→ **TASK TO COMPLETE**:
In your copy, include every line of the listing below exactly but none of the pictures.

→ **DATA EXTRACT**:
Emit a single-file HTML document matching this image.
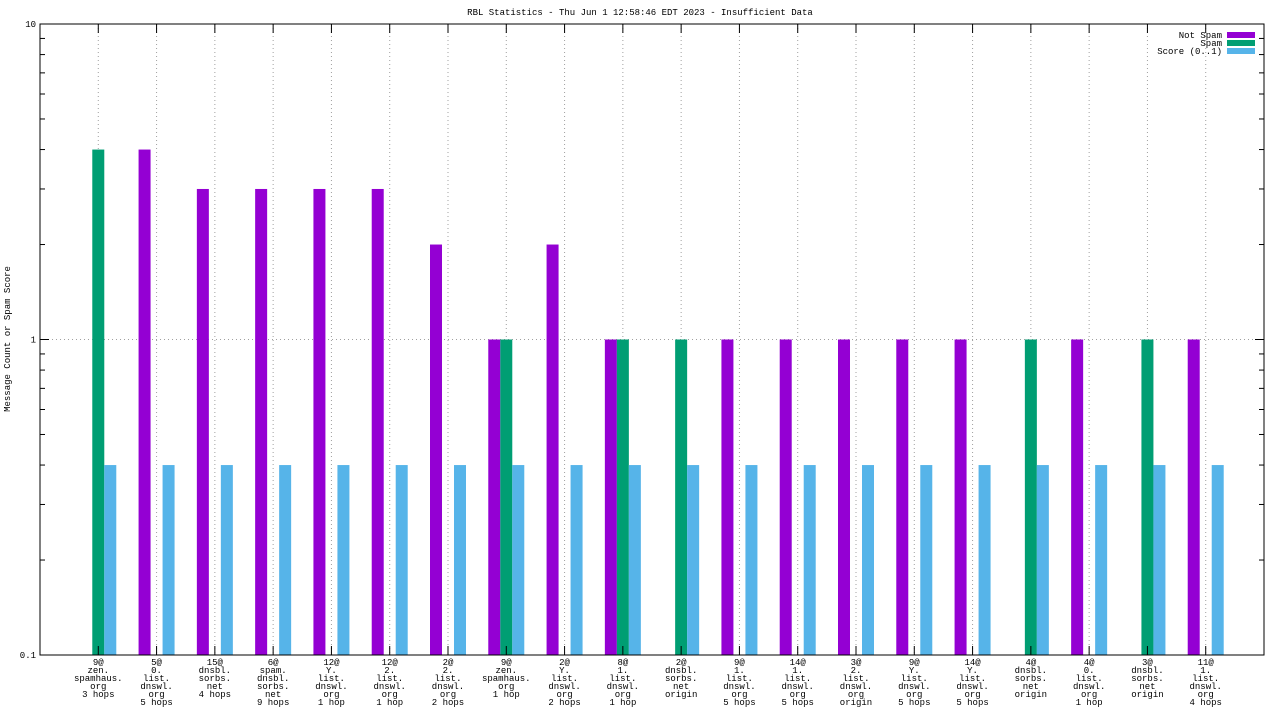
<!DOCTYPE html>
<html><head><meta charset="utf-8"><style>
body{margin:0;background:#fff}
svg{display:block;font-family:"Liberation Mono",monospace;font-size:9px}
</style></head><body>
<svg id="c" width="1280" height="720">
<text x="640" y="15" text-anchor="middle">RBL Statistics - Thu Jun  1 12:58:46 EDT 2023 - Insufficient Data</text>
<text transform="translate(10,339) rotate(-90)" text-anchor="middle">Message Count or Spam Score</text>
<g id="grid"></g><g id="bars"></g><g id="axes"></g><g id="labels"></g>
<g>
<text x="1222" y="38" text-anchor="end">Not Spam</text>
<rect x="1227" y="32" width="28" height="6" fill="#9400d3"/>
<text x="1222" y="46" text-anchor="end">Spam</text>
<rect x="1227" y="40" width="28" height="6" fill="#009e73"/>
<text x="1222" y="54" text-anchor="end">Score (0..1)</text>
<rect x="1227" y="48" width="28" height="6" fill="#56b4e9"/>
</g>
</svg>
<script>
const categories=[["9@","zen.","spamhaus.","org","3 hops"],["5@","0.","list.","dnswl.","org","5 hops"],["15@","dnsbl.","sorbs.","net","4 hops"],["6@","spam.","dnsbl.","sorbs.","net","9 hops"],["12@","Y.","list.","dnswl.","org","1 hop"],["12@","2.","list.","dnswl.","org","1 hop"],["2@","2.","list.","dnswl.","org","2 hops"],["9@","zen.","spamhaus.","org","1 hop"],["2@","Y.","list.","dnswl.","org","2 hops"],["8@","1.","list.","dnswl.","org","1 hop"],["2@","dnsbl.","sorbs.","net","origin"],["9@","1.","list.","dnswl.","org","5 hops"],["14@","1.","list.","dnswl.","org","5 hops"],["3@","2.","list.","dnswl.","org","origin"],["9@","Y.","list.","dnswl.","org","5 hops"],["14@","Y.","list.","dnswl.","org","5 hops"],["4@","dnsbl.","sorbs.","net","origin"],["4@","0.","list.","dnswl.","org","1 hop"],["3@","dnsbl.","sorbs.","net","origin"],["11@","1.","list.","dnswl.","org","4 hops"]];
const notSpam=[0,4,3,3,3,3,2,1,2,1,0,1,1,1,1,1,0,1,0,1];
const spam=[4,0,0,0,0,0,0,1,0,1,1,0,0,0,0,0,1,0,1,0];
const score=[0.4,0.4,0.4,0.4,0.4,0.4,0.4,0.4,0.4,0.4,0.4,0.4,0.4,0.4,0.4,0.4,0.4,0.4,0.4,0.4];
const yTicks=[0.1,1,10];
const yTickLabels=["0.1","1","10"];
const L=40,R=1264,T=24,B=655;
const NS="http://www.w3.org/2000/svg";
const step=(R-L)/(categories.length+1);
const X=i=>L+(i+1)*step;
const Y=v=>B-(Math.log10(v)+1)/2*(B-T);
function mk(p,tag,a){const e=document.createElementNS(NS,tag);for(const k in a)e.setAttribute(k,a[k]);document.getElementById(p).appendChild(e);return e;}
// grid
categories.forEach((c,i)=>{const g=mk('grid','line',{x1:X(i),x2:X(i),y1:T,y2:B,stroke:'#a0a0a0','stroke-dasharray':'1,3'});

});
const hg=mk('grid','line',{x1:L,x2:R,y1:Y(1),y2:Y(1),stroke:'#a0a0a0','stroke-dasharray':'1,3'});


// bars
function bar(v,i,off,col,name){if(v<=0)return;const y=Math.max(T,Y(v));const r=mk('bars','rect',{x:X(i)+off,y:y,width:12,height:B-y,fill:col});

}
categories.forEach((c,i)=>{bar(notSpam[i],i,-18,'#9400d3','bar-not-spam');bar(spam[i],i,-6,'#009e73','bar-spam');bar(score[i],i,6,'#56b4e9','bar-score');});
// axes
const fr=mk('axes','rect',{x:L,y:T,width:R-L,height:B-T,fill:'none',stroke:'#000'});


yTicks.forEach((t,k)=>{const y=Y(t);mk('axes','line',{x1:L,x2:L+9,y1:y,y2:y,stroke:'#000'});mk('axes','line',{x1:R-9,x2:R,y1:y,y2:y,stroke:'#000'});
const tx=mk('axes','text',{x:L-4,y:y+3,'text-anchor':'end'});tx.textContent=yTickLabels[k];


if(k<yTicks.length-1){for(let m=2;m<10;m++){const yy=Y(t*m);mk('axes','line',{x1:L,x2:L+5,y1:yy,y2:yy,stroke:'#000'});mk('axes','line',{x1:R-5,x2:R,y1:yy,y2:yy,stroke:'#000'});}}});
categories.forEach((c,i)=>{mk('axes','line',{x1:X(i),x2:X(i),y1:B-9,y2:B,stroke:'#000'});mk('axes','line',{x1:X(i),x2:X(i),y1:T,y2:T+9,stroke:'#000'});
const t=mk('labels','text',{x:X(i),y:665,'text-anchor':'middle'});


c.forEach((s,j)=>{const ts=document.createElementNS(NS,'tspan');ts.setAttribute('x',X(i));ts.setAttribute('y',665+j*8);ts.textContent=s;t.appendChild(ts);});});
</script>
</body></html>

→ **WRITTEN ANSWER**:
Emit a single-file HTML document matching this image.
<!DOCTYPE html>
<html><head><meta charset="utf-8"><style>
body{margin:0;background:#fff}
svg{display:block;font-family:"Liberation Mono",monospace;font-size:9px}
</style></head><body>
<svg id="c" width="1280" height="720">
<text x="640" y="15" text-anchor="middle">RBL Statistics - Thu Jun  1 12:58:46 EDT 2023 - Insufficient Data</text>
<text transform="translate(10,339) rotate(-90)" text-anchor="middle">Message Count or Spam Score</text>
<g id="grid"></g><g id="bars"></g><g id="axes"></g><g id="labels"></g>
<g>
<text x="1222" y="38" text-anchor="end">Not Spam</text>
<rect x="1227" y="32" width="28" height="6" fill="#9400d3"/>
<text x="1222" y="46" text-anchor="end">Spam</text>
<rect x="1227" y="40" width="28" height="6" fill="#009e73"/>
<text x="1222" y="54" text-anchor="end">Score (0..1)</text>
<rect x="1227" y="48" width="28" height="6" fill="#56b4e9"/>
</g>
</svg>
<script>
const categories=[["9@","zen.","spamhaus.","org","3 hops"],["5@","0.","list.","dnswl.","org","5 hops"],["15@","dnsbl.","sorbs.","net","4 hops"],["6@","spam.","dnsbl.","sorbs.","net","9 hops"],["12@","Y.","list.","dnswl.","org","1 hop"],["12@","2.","list.","dnswl.","org","1 hop"],["2@","2.","list.","dnswl.","org","2 hops"],["9@","zen.","spamhaus.","org","1 hop"],["2@","Y.","list.","dnswl.","org","2 hops"],["8@","1.","list.","dnswl.","org","1 hop"],["2@","dnsbl.","sorbs.","net","origin"],["9@","1.","list.","dnswl.","org","5 hops"],["14@","1.","list.","dnswl.","org","5 hops"],["3@","2.","list.","dnswl.","org","origin"],["9@","Y.","list.","dnswl.","org","5 hops"],["14@","Y.","list.","dnswl.","org","5 hops"],["4@","dnsbl.","sorbs.","net","origin"],["4@","0.","list.","dnswl.","org","1 hop"],["3@","dnsbl.","sorbs.","net","origin"],["11@","1.","list.","dnswl.","org","4 hops"]];
const notSpam=[0,4,3,3,3,3,2,1,2,1,0,1,1,1,1,1,0,1,0,1];
const spam=[4,0,0,0,0,0,0,1,0,1,1,0,0,0,0,0,1,0,1,0];
const score=[0.4,0.4,0.4,0.4,0.4,0.4,0.4,0.4,0.4,0.4,0.4,0.4,0.4,0.4,0.4,0.4,0.4,0.4,0.4,0.4];
const yTicks=[0.1,1,10];
const yTickLabels=["0.1","1","10"];
const L=40,R=1264,T=24,B=655;
const NS="http://www.w3.org/2000/svg";
const step=(R-L)/(categories.length+1);
const X=i=>L+(i+1)*step;
const Y=v=>B-(Math.log10(v)+1)/2*(B-T);
function mk(p,tag,a){const e=document.createElementNS(NS,tag);for(const k in a)e.setAttribute(k,a[k]);document.getElementById(p).appendChild(e);return e;}
// grid
categories.forEach((c,i)=>{const g=mk('grid','line',{x1:X(i),x2:X(i),y1:T,y2:B,stroke:'#a0a0a0','stroke-dasharray':'1,3'});

});
const hg=mk('grid','line',{x1:L,x2:R,y1:Y(1),y2:Y(1),stroke:'#a0a0a0','stroke-dasharray':'1,3'});


// bars
function bar(v,i,off,col,name){if(v<=0)return;const y=Math.max(T,Y(v));const r=mk('bars','rect',{x:X(i)+off,y:y,width:12,height:B-y,fill:col});

}
categories.forEach((c,i)=>{bar(notSpam[i],i,-18,'#9400d3','bar-not-spam');bar(spam[i],i,-6,'#009e73','bar-spam');bar(score[i],i,6,'#56b4e9','bar-score');});
// axes
const fr=mk('axes','rect',{x:L,y:T,width:R-L,height:B-T,fill:'none',stroke:'#000'});


yTicks.forEach((t,k)=>{const y=Y(t);mk('axes','line',{x1:L,x2:L+9,y1:y,y2:y,stroke:'#000'});mk('axes','line',{x1:R-9,x2:R,y1:y,y2:y,stroke:'#000'});
const tx=mk('axes','text',{x:L-4,y:y+3,'text-anchor':'end'});tx.textContent=yTickLabels[k];


if(k<yTicks.length-1){for(let m=2;m<10;m++){const yy=Y(t*m);mk('axes','line',{x1:L,x2:L+5,y1:yy,y2:yy,stroke:'#000'});mk('axes','line',{x1:R-5,x2:R,y1:yy,y2:yy,stroke:'#000'});}}});
categories.forEach((c,i)=>{mk('axes','line',{x1:X(i),x2:X(i),y1:B-9,y2:B,stroke:'#000'});mk('axes','line',{x1:X(i),x2:X(i),y1:T,y2:T+9,stroke:'#000'});
const t=mk('labels','text',{x:X(i),y:665,'text-anchor':'middle'});


c.forEach((s,j)=>{const ts=document.createElementNS(NS,'tspan');ts.setAttribute('x',X(i));ts.setAttribute('y',665+j*8);ts.textContent=s;t.appendChild(ts);});});
</script>
</body></html>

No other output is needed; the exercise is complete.